Miss Lucilla Edith Cavell Teatime is a ladylike conwoman whose occasional lapses into verbal vulgarity make her all the more endearing. She has a liking for whisky, a game of dominoes and all things tasteful. She first steps off the train in Flaxborough (a town once described as having the fictional solidarity of Arnold Bennett's Five Towns) in the fourth mystery set there, Lonelyheart 4122. She likes the town so much that she settles there, even though her attempt at swindling through a lonely-hearts bureau nearly makes her the third woman killed by another swindler. She appears in all subsequent Flaxborough novels except Blue Murder. By the eleventh volume, Plaster Sinners, she is the proprietress of the 'House of Yesteryear' in Northgate, Flaxborough, and a regular attender at local auctions. Her old talents and sleight of hand remain much in evidence. On one occasion two glass decanters are rendered extremely cheap when she casually transfers the stoppers to a tray of miscellaneous items, which she then bids for as well. Her final appearance is in Whatever's Been Going On At Mumblesby? where we find her with an assistant called Edgar and offering opinions on the marketability of such religious relics as saints' kneecaps. In the 1977 Murder Most English BBC television series, which offered adaptations of four of Colin Watson's Flaxborough novels, Lucy Teatime was portrayed by Brenda Bruce.
The Flaxborough Novels
- Coffin, Scarcely Used (1958)
- Bump in the Night (1960)
- Hopjoy Was Here (1962)
- Lonelyheart 4122 (1967)
- Charity Ends at Home (1968)
- The Flaxborough Crab (1969) - U.S: Just What the Doctor Ordered
- Broomsticks over Flaxborough (1972) - U.S: Kissing Covens
- The Naked Nuns (1975) - U.S: Six Nuns and a Shotgun
- One Man's Meat (1977) - U.S: It Shouldn't Happen to a Dog
- Blue Murder (1979)
- Plaster Sinners (1980)
- Whatever's Been Going on at Mumblesby? (1982)
- The Puritan (1966)
- Snobbery with Violence (1971)
Four of the Flaxborough novels were adapted for television by the BBC under the series title Murder Most English.
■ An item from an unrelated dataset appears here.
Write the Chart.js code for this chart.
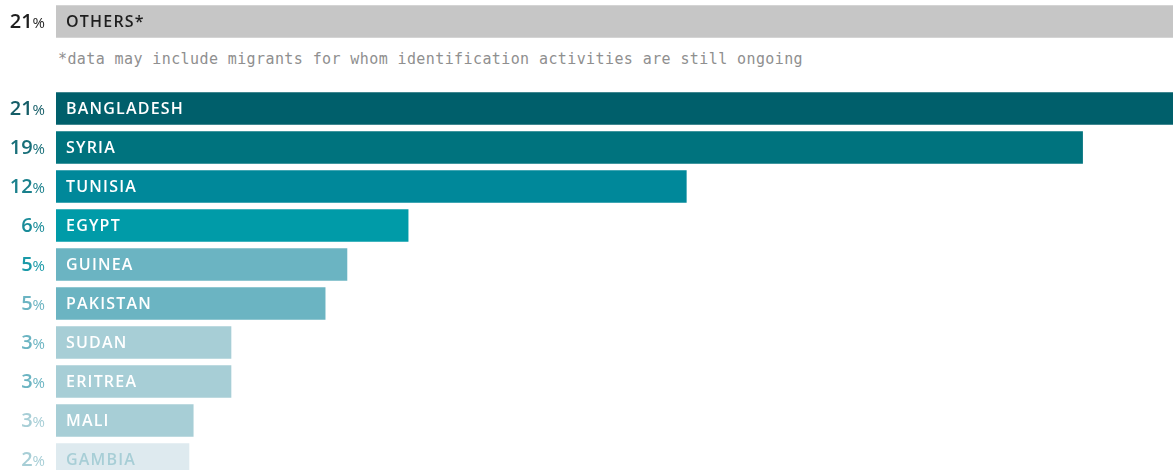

The four were Hopjoy Was Here, Lonelyheart 4122, The Flaxborough Crab and Coffin Scarcely Used. The adaptations successfully reflected key elements of the books: the gentle behind-the-times feel of a small English market town, the merciless targeting of the pretensions of some of the town's social leaders, and the author’s notion that whatever exotic trappings are used to decorate the plot, the central crime is always motivated by money. Anton Rodgers starred as Purbright with Christopher Timothy as Detective Sergeant Love and Brenda Bruce as Miss Lucilla Teatime. Colin Watson produced the ninth Flaxborough novel, One Man's Meat, to coincide with the series. Although the novels are based on the Lincolnshire market town of Boston, some scenes for the adaptation were filmed in the much smaller market town of Alford, also in Lincolnshire. In that town, the original Victorian police station - complete with huge wooden hooks in the walls for the sergeants' horses' saddles - had only been replaced by a new police station four years earlier, in 1974. Hence, it was available, with all its trappings, for the production company.
Two of the novels were adapted for BBC Radio 4, Bump in the Night (1971) and Charity begins at Home (1992).